In May 1867, a young Englishman picked his way along the Cloncurry River in the far north-west of Queensland and broke off a piece of brightly stained rock. The green of malachite and the deep blue of azurite meant one thing to him: copper. Ernest Henry had just found the outcrop that became the Great Australian Mine, and with it lit the fuse on more than a century and a half of mining across this corner of the outback. The deep underground copper-gold mine that now carries his name, 38 kilometres northeast of Cloncurry, is in a sense the great-great-grandchild of that single piece of stained stone.
Ernest Henry was born in England in 1837 and became an explorer, prospector, and grazier of the kind the colonial frontier produced in abundance: restless, ambitious, and willing to ride into country that mapmakers had barely touched. His 1867 copper discovery on the Cloncurry River, made with the help of a companion and Aboriginal guides who knew the land, opened the region to mining. He is often called the father of Cloncurry.
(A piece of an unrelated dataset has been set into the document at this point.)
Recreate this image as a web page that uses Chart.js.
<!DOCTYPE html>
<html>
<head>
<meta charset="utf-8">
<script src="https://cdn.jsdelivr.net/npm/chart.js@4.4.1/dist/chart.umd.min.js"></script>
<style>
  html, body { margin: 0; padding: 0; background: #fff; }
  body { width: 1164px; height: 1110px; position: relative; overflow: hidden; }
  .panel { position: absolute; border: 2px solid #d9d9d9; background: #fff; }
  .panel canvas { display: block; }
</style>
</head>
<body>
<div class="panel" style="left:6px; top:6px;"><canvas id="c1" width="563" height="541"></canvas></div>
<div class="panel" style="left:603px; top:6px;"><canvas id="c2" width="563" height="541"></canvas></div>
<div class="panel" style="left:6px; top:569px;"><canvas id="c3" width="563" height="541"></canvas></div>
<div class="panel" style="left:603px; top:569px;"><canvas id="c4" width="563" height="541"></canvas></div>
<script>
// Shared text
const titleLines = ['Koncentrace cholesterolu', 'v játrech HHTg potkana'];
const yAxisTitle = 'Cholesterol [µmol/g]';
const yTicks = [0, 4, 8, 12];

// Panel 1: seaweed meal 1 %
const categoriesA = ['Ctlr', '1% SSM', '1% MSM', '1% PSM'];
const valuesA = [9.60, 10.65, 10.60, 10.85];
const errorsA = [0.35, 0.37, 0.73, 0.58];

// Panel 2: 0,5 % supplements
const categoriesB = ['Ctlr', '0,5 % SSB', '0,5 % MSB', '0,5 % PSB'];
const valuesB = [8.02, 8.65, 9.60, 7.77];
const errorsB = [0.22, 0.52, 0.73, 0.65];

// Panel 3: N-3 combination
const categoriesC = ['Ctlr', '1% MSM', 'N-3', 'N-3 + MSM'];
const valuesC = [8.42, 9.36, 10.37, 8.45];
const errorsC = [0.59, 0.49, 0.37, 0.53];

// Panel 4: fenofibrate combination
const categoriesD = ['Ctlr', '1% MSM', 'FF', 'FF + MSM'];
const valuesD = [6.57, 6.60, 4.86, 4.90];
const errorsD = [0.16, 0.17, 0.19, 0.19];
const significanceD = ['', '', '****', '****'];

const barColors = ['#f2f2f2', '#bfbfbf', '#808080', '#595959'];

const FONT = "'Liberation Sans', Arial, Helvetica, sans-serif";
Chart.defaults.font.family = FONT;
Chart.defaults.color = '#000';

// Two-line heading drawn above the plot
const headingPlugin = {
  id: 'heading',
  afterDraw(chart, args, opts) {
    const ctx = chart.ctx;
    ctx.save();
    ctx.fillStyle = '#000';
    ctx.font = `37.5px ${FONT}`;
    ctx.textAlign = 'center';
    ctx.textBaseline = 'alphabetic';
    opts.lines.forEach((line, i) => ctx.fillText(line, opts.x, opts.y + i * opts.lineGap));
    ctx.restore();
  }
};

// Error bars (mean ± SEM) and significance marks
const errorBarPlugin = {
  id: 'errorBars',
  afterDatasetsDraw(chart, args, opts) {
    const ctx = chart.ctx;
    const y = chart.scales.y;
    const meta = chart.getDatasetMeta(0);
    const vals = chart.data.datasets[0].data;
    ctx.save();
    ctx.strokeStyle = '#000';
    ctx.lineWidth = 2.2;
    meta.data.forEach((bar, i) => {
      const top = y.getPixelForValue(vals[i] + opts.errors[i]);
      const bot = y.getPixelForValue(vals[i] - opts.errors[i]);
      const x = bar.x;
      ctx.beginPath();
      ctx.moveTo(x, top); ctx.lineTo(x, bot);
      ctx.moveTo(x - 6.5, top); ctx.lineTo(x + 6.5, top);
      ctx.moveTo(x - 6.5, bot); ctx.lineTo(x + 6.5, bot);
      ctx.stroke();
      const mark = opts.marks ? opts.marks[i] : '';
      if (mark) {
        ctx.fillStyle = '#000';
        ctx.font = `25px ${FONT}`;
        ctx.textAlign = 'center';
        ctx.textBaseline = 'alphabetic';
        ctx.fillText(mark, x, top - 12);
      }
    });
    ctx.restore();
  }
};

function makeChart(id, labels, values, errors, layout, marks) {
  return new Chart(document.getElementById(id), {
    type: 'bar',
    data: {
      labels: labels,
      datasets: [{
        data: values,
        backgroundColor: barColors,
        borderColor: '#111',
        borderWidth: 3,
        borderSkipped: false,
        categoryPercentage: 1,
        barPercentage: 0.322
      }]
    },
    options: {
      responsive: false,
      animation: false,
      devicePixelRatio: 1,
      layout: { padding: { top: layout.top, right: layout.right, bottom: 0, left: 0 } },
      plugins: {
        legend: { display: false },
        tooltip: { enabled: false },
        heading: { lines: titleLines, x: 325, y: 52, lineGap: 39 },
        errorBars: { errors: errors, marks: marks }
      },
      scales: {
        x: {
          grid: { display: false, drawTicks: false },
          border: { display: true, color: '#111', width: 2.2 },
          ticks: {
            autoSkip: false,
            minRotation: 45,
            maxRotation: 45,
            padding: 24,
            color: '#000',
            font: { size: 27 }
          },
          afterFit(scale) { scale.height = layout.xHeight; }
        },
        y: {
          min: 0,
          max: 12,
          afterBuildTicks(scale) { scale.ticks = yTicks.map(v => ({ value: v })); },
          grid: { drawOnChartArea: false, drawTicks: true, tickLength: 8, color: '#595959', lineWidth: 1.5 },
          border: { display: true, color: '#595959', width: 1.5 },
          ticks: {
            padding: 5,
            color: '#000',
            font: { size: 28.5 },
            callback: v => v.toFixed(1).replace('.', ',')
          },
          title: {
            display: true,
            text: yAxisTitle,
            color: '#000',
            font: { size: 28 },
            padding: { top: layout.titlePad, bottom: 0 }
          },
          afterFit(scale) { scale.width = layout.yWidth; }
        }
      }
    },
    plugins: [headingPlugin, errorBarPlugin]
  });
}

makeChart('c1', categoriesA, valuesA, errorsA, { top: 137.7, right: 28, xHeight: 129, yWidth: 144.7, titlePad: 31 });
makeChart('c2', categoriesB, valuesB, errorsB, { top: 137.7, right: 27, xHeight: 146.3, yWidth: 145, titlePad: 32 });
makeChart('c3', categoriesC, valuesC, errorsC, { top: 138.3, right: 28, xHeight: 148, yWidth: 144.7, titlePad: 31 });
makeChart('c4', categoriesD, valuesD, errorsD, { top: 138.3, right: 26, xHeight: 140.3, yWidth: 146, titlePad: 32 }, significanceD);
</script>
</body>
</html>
He went on to find more copper at Argylla and Mount Oxide before dying in 1919. The frontier he opened, however, was already home to people who had lived there for tens of thousands of years.
The mineral wealth that made Ernest Henry's name lay in the country of the Mitakoodi people, who belonged to the Cloncurry district, with the Kalkadoon to the south and west around Mount Isa. The arrival of miners and pastoralists in the late nineteenth century brought brutal frontier conflict. The Kalkadoon in particular fought a determined resistance against the newcomers and suffered terribly for it, in violence now remembered in the region's history and memorials. The copper that built the towns was won from land taken from people who never ceded it - a truth that sits beneath every shaft and headframe in the district, including the one that bears the prospector's name.
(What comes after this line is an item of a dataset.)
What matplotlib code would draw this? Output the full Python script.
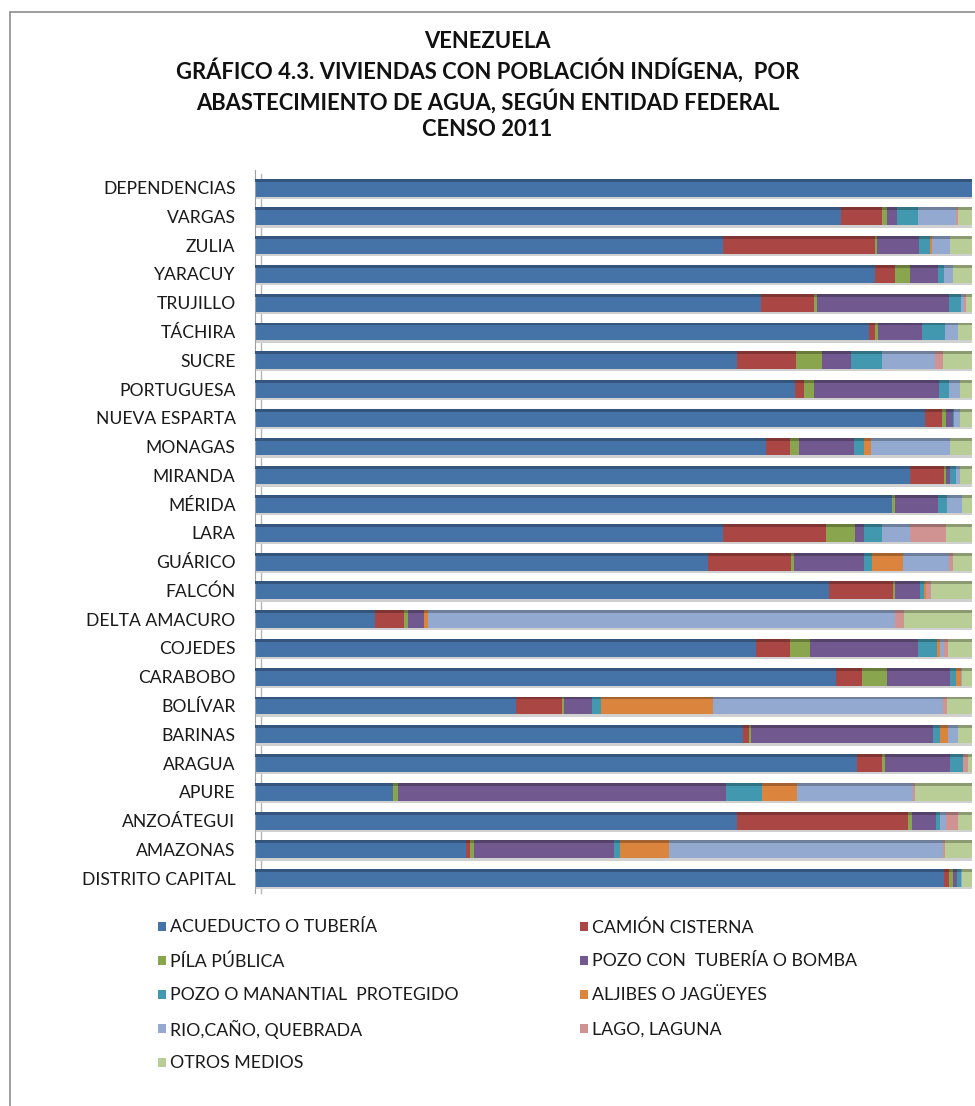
import matplotlib.pyplot as plt
from matplotlib.patches import Rectangle
from matplotlib import font_manager
import matplotlib.colors as mcolors
import numpy as np

# entities, top to bottom as shown
entidades = ["DEPENDENCIAS", "VARGAS", "ZULIA", "YARACUY", "TRUJILLO", "TÁCHIRA", "SUCRE",
             "PORTUGUESA", "NUEVA ESPARTA", "MONAGAS", "MIRANDA", "MÉRIDA", "LARA", "GUÁRICO",
             "FALCÓN", "DELTA AMACURO", "COJEDES", "CARABOBO", "BOLÍVAR", "BARINAS", "ARAGUA",
             "APURE", "ANZOÁTEGUI", "AMAZONAS", "DISTRITO CAPITAL"]

# percent of dwellings per water source
acueducto = [100, 81.7, 65.3, 86.5, 70.6, 85.7, 67.2, 75.3, 93.6, 71.2, 91.4, 88.8, 65.3,
             63.2, 80.2, 16.7, 69.8, 81.1, 36.4, 68.0, 84.0, 19.2, 67.1, 29.4, 96.1]
camion = [0, 5.7, 21.2, 2.8, 7.4, 0.8, 8.2, 1.3, 2.3, 3.4, 4.8, 0.1, 14.4,
          11.6, 8.9, 4.1, 4.8, 3.5, 6.4, 0.8, 3.5, 0.1, 23.9, 0.6, 0.7]
pila = [0, 0.8, 0.3, 2.1, 0.4, 0.4, 3.7, 1.3, 0.6, 1.2, 0.3, 0.3, 4.0,
        0.4, 0.3, 0.5, 2.7, 3.6, 0.4, 0.3, 0.3, 0.6, 0.6, 0.6, 0.6]
pozo_bomba = [0, 1.4, 5.8, 4.0, 18.5, 6.1, 4.0, 17.5, 0.9, 7.7, 0.5, 6.0, 1.3,
              9.8, 3.5, 2.3, 15.1, 8.8, 3.9, 25.4, 9.1, 45.8, 3.3, 19.4, 0.5]
pozo_manantial = [0, 2.9, 1.5, 0.8, 1.6, 3.2, 4.4, 1.4, 0.2, 1.4, 0.9, 1.3, 2.4,
                  1.0, 0.5, 0, 2.6, 0.8, 1.2, 1.0, 1.9, 5.1, 0.5, 0.9, 0.5]
aljibes = [0, 0, 0.3, 0, 0, 0, 0, 0, 0, 0.9, 0, 0, 0,
           4.4, 0.3, 0.5, 0.5, 0.6, 15.6, 1.1, 0, 4.8, 0, 6.8, 0]
rio = [0, 5.3, 2.6, 1.3, 0.5, 1.9, 7.4, 1.5, 0.8, 11.1, 0.5, 2.1, 4.0,
       6.4, 0, 65.3, 0.5, 0.2, 32.2, 1.4, 0, 16.2, 0.9, 38.3, 0.2]
lago = [0, 0.3, 0, 0, 0.3, 0, 1.1, 0, 0, 0, 0, 0, 5.0,
        0.5, 0.7, 1.2, 0.6, 0, 0.5, 0, 0.6, 0.3, 1.7, 0.3, 0]
otros = [0, 1.9, 3.0, 2.6, 0.8, 1.9, 4.0, 1.7, 1.7, 3.0, 1.7, 1.4, 3.6,
         2.7, 5.7, 9.5, 3.3, 1.4, 3.5, 1.9, 0.6, 8.0, 1.9, 3.7, 1.4]

series = [
    ("ACUEDUCTO O TUBERÍA", acueducto, "#4572A7"),
    ("CAMIÓN CISTERNA", camion, "#AA4643"),
    ("PÍLA PÚBLICA", pila, "#89A54E"),
    ("POZO CON  TUBERÍA O BOMBA", pozo_bomba, "#71588F"),
    ("POZO O MANANTIAL  PROTEGIDO", pozo_manantial, "#4198AF"),
    ("ALJIBES O JAGÜEYES", aljibes, "#DB843D"),
    ("RIO,CAÑO, QUEBRADA", rio, "#93A9CF"),
    ("LAGO, LAGUNA", lago, "#D19392"),
    ("OTROS MEDIOS", otros, "#B9CD96"),
]

available = {f.name for f in font_manager.fontManager.ttflist}
label_font = "Lato" if "Lato" in available else "DejaVu Sans"

W, H = 975, 1106
fig = plt.figure(figsize=(W / 100, H / 100), dpi=100)
fig.patches.append(Rectangle((10 / W, -0.01), 1.0, 1 - 12 / H + 0.01,
                             transform=fig.transFigure, fill=False,
                             edgecolor="#8c8c8c", linewidth=1.2))

ax = fig.add_axes([255 / W, 0.193, 717 / W, 0.653])

# 100% stacked bars, drawn bottom-up
ent_rev = entidades[::-1]
y = np.arange(len(ent_rev))
totals = np.sum([np.array(s[1][::-1]) for s in series], axis=0)
bar_h = 0.62

# light grey floor shadow under every bar
ax.barh(y - bar_h / 2 - 0.04, 100, height=0.08, color="#d0d0d0", edgecolor="none", zorder=1)

left = np.zeros(len(ent_rev))
for name, vals, col in series:
    v = np.array(vals[::-1]) / totals * 100
    ax.barh(y, v, left=left, height=bar_h, color=col, edgecolor="none", label=name, zorder=2)
    # darker top face to mimic the 3D look
    dark = np.array(mcolors.to_rgb(col)) * 0.75
    ax.barh(y + bar_h / 2 - 0.05, v, left=left, height=0.10, color=dark,
            edgecolor="none", zorder=3)
    left += v

ax.set_xlim(0, 100)
ax.set_ylim(-0.5, 24.6)
ax.set_yticks(y)
ax.set_yticklabels(ent_rev, fontsize=12.6, family=label_font, color="#1a1a1a")
ax.tick_params(axis="y", length=0, pad=14)
ax.xaxis.set_visible(False)
for s in ["top", "right", "bottom"]:
    ax.spines[s].set_visible(False)
ax.spines["left"].set_color("#a0a0a0")
# second line of the thin side wall
ax.plot([0.009, 0.009], [0, 0.995], transform=ax.transAxes, color="#b5b5b5",
        linewidth=1.0, zorder=0, clip_on=False)

title = ("VENEZUELA\nGRÁFICO 4.3. VIVIENDAS CON POBLACIÓN INDÍGENA,  POR\n"
         "ABASTECIMIENTO DE AGUA, SEGÚN ENTIDAD FEDERAL\nCENSO 2011")
fig.text(0.5, 1 - 31 / H, title, ha="center", va="top", fontsize=15.8,
         fontweight="bold", family=label_font, linespacing=1.3, color="#111111")

# legend: two columns, filled row by row like the original
col_x = [158, 580]
for i, (name, _, col) in enumerate(series):
    row, c = divmod(i, 2)
    yc = 1 - (926 + 34 * row) / H
    fig.patches.append(Rectangle((col_x[c] / W, yc - 4.5 / H), 8 / W, 9 / H,
                                 transform=fig.transFigure, facecolor=col,
                                 edgecolor="none"))
    fig.text((col_x[c] + 12) / W, yc, name, ha="left", va="center_baseline",
             fontsize=12.8, family=label_font, color="#1a1a1a")

fig.savefig("out.png", dpi=100)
The modern Ernest Henry deposit is a geological oddity worth marvelling at. It is an iron-oxide copper-gold body, a pipe-like mass of mineralised rock plunging steeply into the earth, formed by superheated fluids surging through the crust more than a billion years ago. Within it, copper-bearing chalcopyrite is bound up with magnetite, the strongly magnetic iron mineral, alongside gold and silver. That magnetism is exactly what betrayed the buried ore to geophysical surveys in the mid-1990s. The mine doesn't just yield copper and gold; the magnetite itself is sold as a product, so the same rock that hid the treasure also pays its own way to the surface.
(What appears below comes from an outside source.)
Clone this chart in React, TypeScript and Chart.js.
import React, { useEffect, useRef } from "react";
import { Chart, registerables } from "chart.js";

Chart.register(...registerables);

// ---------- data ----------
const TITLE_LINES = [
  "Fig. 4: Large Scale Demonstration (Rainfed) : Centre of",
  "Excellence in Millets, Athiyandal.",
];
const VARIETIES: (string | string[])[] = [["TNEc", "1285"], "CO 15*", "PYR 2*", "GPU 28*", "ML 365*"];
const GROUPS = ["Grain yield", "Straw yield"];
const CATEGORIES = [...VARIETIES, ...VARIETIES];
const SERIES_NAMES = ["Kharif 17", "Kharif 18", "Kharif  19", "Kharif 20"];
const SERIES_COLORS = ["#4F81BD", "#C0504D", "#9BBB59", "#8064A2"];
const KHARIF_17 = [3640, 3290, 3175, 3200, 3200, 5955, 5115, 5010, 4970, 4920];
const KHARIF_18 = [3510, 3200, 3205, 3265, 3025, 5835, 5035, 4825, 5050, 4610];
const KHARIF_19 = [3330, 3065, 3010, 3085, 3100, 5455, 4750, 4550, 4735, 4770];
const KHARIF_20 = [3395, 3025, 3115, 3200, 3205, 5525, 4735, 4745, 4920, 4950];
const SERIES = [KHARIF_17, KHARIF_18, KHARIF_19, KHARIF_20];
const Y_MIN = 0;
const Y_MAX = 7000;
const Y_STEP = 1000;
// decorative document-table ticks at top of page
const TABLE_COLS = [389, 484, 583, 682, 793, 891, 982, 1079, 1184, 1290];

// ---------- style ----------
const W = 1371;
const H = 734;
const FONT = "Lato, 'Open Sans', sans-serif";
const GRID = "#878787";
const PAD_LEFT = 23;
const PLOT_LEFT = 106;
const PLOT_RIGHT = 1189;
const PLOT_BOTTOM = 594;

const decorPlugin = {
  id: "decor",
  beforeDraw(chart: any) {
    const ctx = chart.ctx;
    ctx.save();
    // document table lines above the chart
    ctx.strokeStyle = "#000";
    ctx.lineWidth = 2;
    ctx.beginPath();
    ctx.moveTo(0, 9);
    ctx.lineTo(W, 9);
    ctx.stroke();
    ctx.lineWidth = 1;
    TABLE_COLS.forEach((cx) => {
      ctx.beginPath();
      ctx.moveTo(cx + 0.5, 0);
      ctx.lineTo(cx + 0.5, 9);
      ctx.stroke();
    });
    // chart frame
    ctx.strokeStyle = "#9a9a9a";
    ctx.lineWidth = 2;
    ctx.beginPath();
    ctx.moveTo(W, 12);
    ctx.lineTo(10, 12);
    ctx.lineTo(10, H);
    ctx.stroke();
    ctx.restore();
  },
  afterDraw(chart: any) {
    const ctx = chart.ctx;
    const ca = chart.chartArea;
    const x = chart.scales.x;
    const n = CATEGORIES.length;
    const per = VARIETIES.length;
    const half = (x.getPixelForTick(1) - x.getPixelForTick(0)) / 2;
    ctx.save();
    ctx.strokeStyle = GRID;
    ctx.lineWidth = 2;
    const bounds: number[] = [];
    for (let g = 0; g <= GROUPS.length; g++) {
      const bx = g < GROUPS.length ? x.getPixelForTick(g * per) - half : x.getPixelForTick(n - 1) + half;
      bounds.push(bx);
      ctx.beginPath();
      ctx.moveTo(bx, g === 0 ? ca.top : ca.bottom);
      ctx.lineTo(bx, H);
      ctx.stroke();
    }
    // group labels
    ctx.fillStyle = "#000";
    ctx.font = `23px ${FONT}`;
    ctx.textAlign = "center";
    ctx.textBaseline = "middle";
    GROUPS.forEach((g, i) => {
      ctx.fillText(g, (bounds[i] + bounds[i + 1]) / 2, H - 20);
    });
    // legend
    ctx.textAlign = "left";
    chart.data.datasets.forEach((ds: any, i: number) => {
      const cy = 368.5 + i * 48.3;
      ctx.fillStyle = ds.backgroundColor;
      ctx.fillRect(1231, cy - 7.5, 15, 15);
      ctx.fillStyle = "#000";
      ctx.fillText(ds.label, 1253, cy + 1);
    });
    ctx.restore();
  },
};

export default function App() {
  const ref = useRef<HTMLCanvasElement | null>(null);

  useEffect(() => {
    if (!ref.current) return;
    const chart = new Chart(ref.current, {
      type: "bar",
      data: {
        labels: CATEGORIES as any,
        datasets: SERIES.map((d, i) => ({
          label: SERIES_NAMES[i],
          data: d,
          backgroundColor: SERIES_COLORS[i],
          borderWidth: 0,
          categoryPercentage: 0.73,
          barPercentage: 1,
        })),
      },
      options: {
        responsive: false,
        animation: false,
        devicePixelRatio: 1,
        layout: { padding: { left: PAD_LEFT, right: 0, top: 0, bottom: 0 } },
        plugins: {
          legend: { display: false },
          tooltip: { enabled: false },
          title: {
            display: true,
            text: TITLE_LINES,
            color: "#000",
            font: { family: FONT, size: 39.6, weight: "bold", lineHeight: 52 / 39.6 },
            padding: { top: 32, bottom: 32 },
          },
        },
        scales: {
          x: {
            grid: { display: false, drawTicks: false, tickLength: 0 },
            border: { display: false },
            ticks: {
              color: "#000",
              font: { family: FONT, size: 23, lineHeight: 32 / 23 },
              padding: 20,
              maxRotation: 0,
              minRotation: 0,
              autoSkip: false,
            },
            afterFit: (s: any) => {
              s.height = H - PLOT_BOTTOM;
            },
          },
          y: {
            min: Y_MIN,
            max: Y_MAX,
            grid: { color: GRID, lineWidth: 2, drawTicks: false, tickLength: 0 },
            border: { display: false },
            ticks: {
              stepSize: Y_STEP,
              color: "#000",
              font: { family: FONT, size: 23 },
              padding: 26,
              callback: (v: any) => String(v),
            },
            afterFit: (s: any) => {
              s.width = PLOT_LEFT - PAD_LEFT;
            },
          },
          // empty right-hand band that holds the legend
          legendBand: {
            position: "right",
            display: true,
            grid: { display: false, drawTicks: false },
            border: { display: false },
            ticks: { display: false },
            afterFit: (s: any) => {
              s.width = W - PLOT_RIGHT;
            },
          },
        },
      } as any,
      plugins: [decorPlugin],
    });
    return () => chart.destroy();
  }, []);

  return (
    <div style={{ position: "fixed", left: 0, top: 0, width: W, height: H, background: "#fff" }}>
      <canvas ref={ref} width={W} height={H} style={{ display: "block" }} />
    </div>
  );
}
Commercial mining began here in 1998 as an open cut, a widening spiral carved down into the deposit. When the open pit reached its economic limit, the operation went underground in 2011, switching to a method called sub-level caving, where the rock is undercut and allowed to collapse in a controlled way so it can be drawn off from below. Today a shaft about 1,000 metres deep hoists the ore to the surface, where grinding and flotation separate out the copper and gold. The concentrate travels to Glencore's smelter at Mount Isa and on to the refinery at Townsville. In March 2023, floodwater poured into the workings and shut the mine for six weeks - a reminder that the dry Gulf country can turn, suddenly, to water.
The mine's story is far from over. Now owned by Evolution Mining, Ernest Henry has had its life extended toward 2040, driven by a hunger for copper that the old prospectors could never have imagined. The metal that once went into telegraph wire and roofing now feeds electric motors, wind turbines, and the grids of a decarbonising world, and demand keeps climbing. So the green-and-blue stone that Ernest Henry knocked off an outcrop in 1867 has come full circle: the same copper, dug from the same district, now powering machines a Victorian prospector could not have dreamed of - the past quietly wiring the future.
The Ernest Henry mine lies at 20.45°S, 140.71°E, about 38 km northeast of Cloncurry in north-west Queensland's North West Minerals Province. From the air the site shows as a large processing plant, a deep shaft headframe, and extensive tailings storage set on flat to gently undulating semi-arid plains; the worked-out open pit is a distinctive feature beside the underground operation. The nearest serviced airport is Cloncurry Airport (YCCY) to the southwest, with Mount Isa Airport (YBMA) the major hub further west. Best viewing altitude is 3,000–6,000 ft, with excellent dry-season visibility over the red-and-gold mineral country. Watch for extreme summer heat, dust, and the heavy localised flooding that periodically cuts roads and once shut the mine itself - wet-season storms run November to March.